I want to propose a locally-focused purchasing cooperative owned by and led by Durham leaders. The cooperative would be a collaboration between non-profits, faith institutions, education leaders, property owners, and our largest anchor institutions: universities, health care, and public sector. The focus of the co-op would be three-fold:
- (1) Help community institutions (i.e. churches, small business, non-profits and any others) save money and be more intentional on contracting for facilities, construction, and professional services.
- (2) Build spaces for large buyers to meet, discuss, and hear trusted peers talk about good experiences with local, minority- and women-owned firms. The purpose being to help spread the word about newer and smaller firms that are hungry to grow.
- (3) Support entrepreneurs in coming together to hear about the landscape of upcoming projects, build trust with peers, perhaps new collaborations, and discuss shared challenges. The purpose would be to direct folks to existing resources and identify gaps.
We recognize Durham and our region is undergoing incredible growth. Construction firms consistently tell me how hungry they are for more skilled workforce.
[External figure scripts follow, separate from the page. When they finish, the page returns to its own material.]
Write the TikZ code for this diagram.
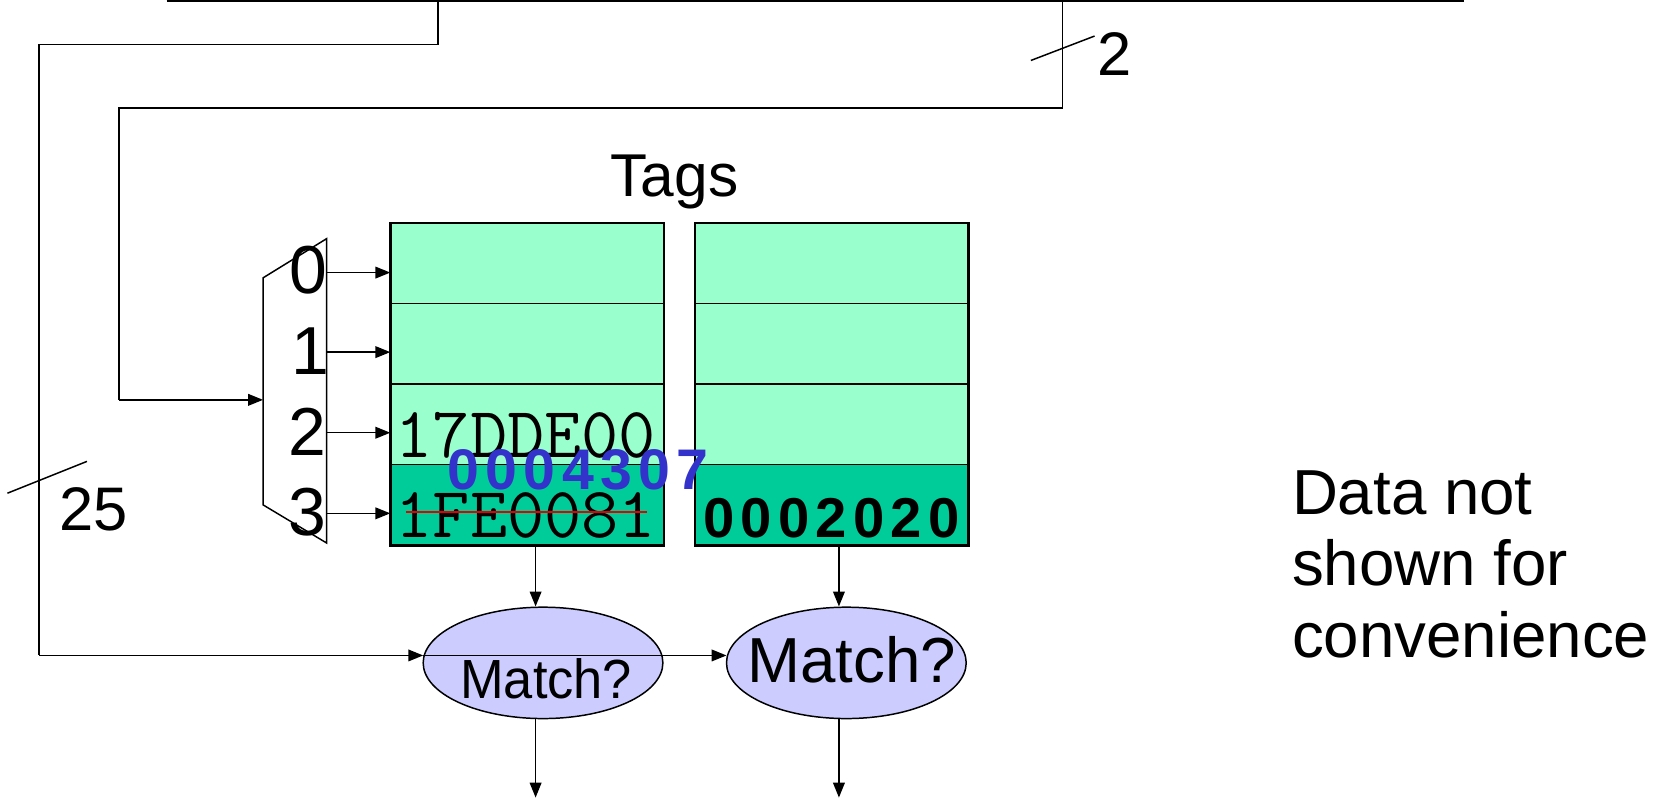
\documentclass[tikz,border=0pt]{standalone}
\usepackage{fontspec}
\setmainfont{Liberation Sans}
\newfontfamily\tagfont[LetterSpace=11]{Liberation Sans}
\usetikzlibrary{arrows.meta,shapes.geometric}
\newcommand\fsz[1]{\fontsize{#1}{#1}\selectfont}
\definecolor{tagLight}{HTML}{99FFCC}
\definecolor{tagDark}{HTML}{00CC99}
\definecolor{cmpFill}{HTML}{CCCCFF}
\definecolor{tagBlue}{HTML}{3333CC}
\definecolor{strike}{HTML}{E80000}
\begin{document}
\begin{tikzpicture}[x=1pt,y=-1pt,
  wire/.style={line width=1.4pt},
  arr/.style={wire,-{Triangle[length=14pt,width=11pt]}},
  row/.style={draw,line width=1.3pt,minimum width=257pt,minimum height=75.75pt,
              inner sep=0pt,anchor=north west,fill=tagLight},
  lastrow/.style={row,fill=tagDark},
  cmp/.style={ellipse,draw,fill=cmpFill,line width=1.4pt,minimum width=226pt,
              minimum height=105pt,inner sep=0pt},
  lbl/.style={inner sep=0pt}]
\useasboundingbox (0,0) rectangle (1568,756);

% address bus and its two taps
\coordinate (busL) at (157,1);
\coordinate (busR) at (1380,1);
\draw[wire] (busL) -- (busR);
\coordinate (tapA) at (413,1);
\coordinate (tapB) at (1002,1);
\coordinate (bendA1) at (413,42);
\coordinate (bendA2) at (37,42);
\coordinate (bendA3) at (37,618);
\coordinate (bendB1) at (1002,102);
\coordinate (bendB2) at (112,102);
\coordinate (bendB3) at (112,377);

% bit-width marks
\coordinate (slB1) at (972,57);  \coordinate (slB2) at (1032,34);
\coordinate (slA1) at (7,465);   \coordinate (slA2) at (82,435);
\draw[wire] (slB1) -- (slB2);
\draw[wire] (slA1) -- (slA2);
\node[lbl] (wb) at (1051,51) {\fsz{58}2};
\node[lbl] (wa) at (88,480) {\fsz{58}25};

% index decoder
\coordinate (mA) at (248,262);
\coordinate (mB) at (308,225);
\coordinate (mC) at (308,512);
\coordinate (mD) at (248,476);
\draw[wire] (mA) -- (mB) -- (mC) -- (mD) -- cycle;
\coordinate (muxin) at (248,377);
\draw[wire] (tapB) -- (bendB1) -- (bendB2) -- (bendB3);
\draw[arr] (bendB3) -- (muxin);

\node[lbl] (i0) at (291,255) {\fsz{64}0};
\node[lbl] (i1) at (293,331) {\fsz{64}1};
\node[lbl] (i2) at (290,407) {\fsz{64}2};
\node[lbl] (i3) at (290,483) {\fsz{64}3};

% tag arrays
\node[lbl] (tags) at (636,172) {\fsz{57}Tags};
\node[row]     (a0) at (368,210) {};
\node[row]     (a1) at (368,285.75) {};
\node[row]     (a2) at (368,361.5) {};
\node[lastrow] (a3) at (368,437.25) {};
\node[row]     (b0) at (655,210) {};
\node[row]     (b1) at (655,285.75) {};
\node[row]     (b2) at (655,361.5) {};
\node[lastrow] (b3) at (655,437.25) {};
\draw[line width=2pt] (a0.north west) rectangle (a3.south east);
\draw[line width=2pt] (b0.north west) rectangle (b3.south east);

\coordinate (o0) at (308,257);
\coordinate (o1) at (308,332);
\coordinate (o2) at (308,408);
\coordinate (o3) at (308,484);
\draw[arr] (o0) -- (o0 -| a0.west);
\draw[arr] (o1) -- (o1 -| a1.west);
\draw[arr] (o2) -- (o2 -| a2.west);
\draw[arr] (o3) -- (o3 -| a3.west);

% stored tags
\node[lbl,anchor=base west] (t2) at (373,431) {\ttfamily\fsz{68}17DDE00};
\node[lbl,anchor=base west] (t3) at (373,507) {\ttfamily\fsz{68}1FE0081};
\draw[strike,line width=1.6pt] (383,482.5) -- (610,482.5);
\node[lbl,text=tagBlue] (newtag) at (545,443) {\tagfont\bfseries\fsz{54}0004307};
\node[lbl] (t3b) at (784,489) {\tagfont\bfseries\fsz{53}0002020};

% comparators
\node[cmp] (e1) at (512,625) {};
\node[cmp] (e2) at (798,625) {};
\node[lbl] (m1) at (515,640) {\fsz{52}\scalebox{0.95}[1]{Match?}};
\node[lbl] (m2) at (803,622) {\fsz{60}Match?};

\draw[arr] (a3.south -| 505,0) -- (e1.north -| 505,0);
\draw[arr] (b3.south -| 791,0) -- (e2.north -| 791,0);

\coordinate (e1in) at (399,618);
\coordinate (e2in) at (685,618);
\draw[wire] (tapA) -- (bendA1) -- (bendA2) -- (bendA3);
\draw[arr] (bendA3) -- (e1in);
\draw[arr] (e1in) -- (e2in);

\coordinate (out1) at (505,752);
\coordinate (out2) at (791,752);
\draw[arr] (e1.south -| out1) -- (out1);
\draw[arr] (e2.south -| out2) -- (out2);

% note
\node[lbl,anchor=north west,align=left,font=\fontsize{60}{67}\selectfont] (note) at (1218,444)
  {Data not\\shown for\\convenience};
\end{tikzpicture}
\end{document}
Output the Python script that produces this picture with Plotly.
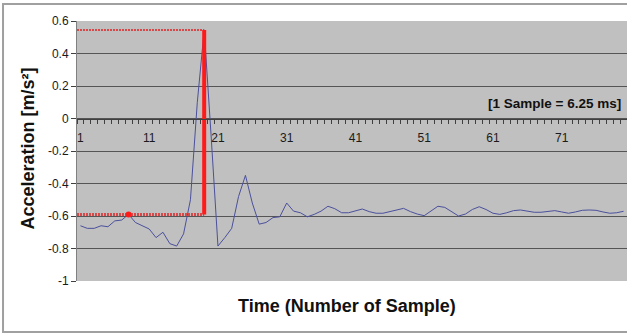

My hope is that by building a collective vehicle that organizes more of our purchasing, we connect more of the dollars we spend with high-performing businesses owned by people of color.
In the past 4 years, I grew a buying co-op of community institutions that collaborated on utility bills and saved $100,000 to what is today a group of 75 that now shifts $16,000,000 per year and intentionally contracts together with 57% of their spend now going to minority owned businesses.
Working with Durham and other area leaders I believe we can be more intentional with our purchasing and contracting and over the course of a few years shift more than $1,000,000,000 to minority-owned firms.
My aim is to start small, begin with where we’re at today, but gradually build a vehicle for each of us to become more intentional in making our purchasing a force multiplier for change.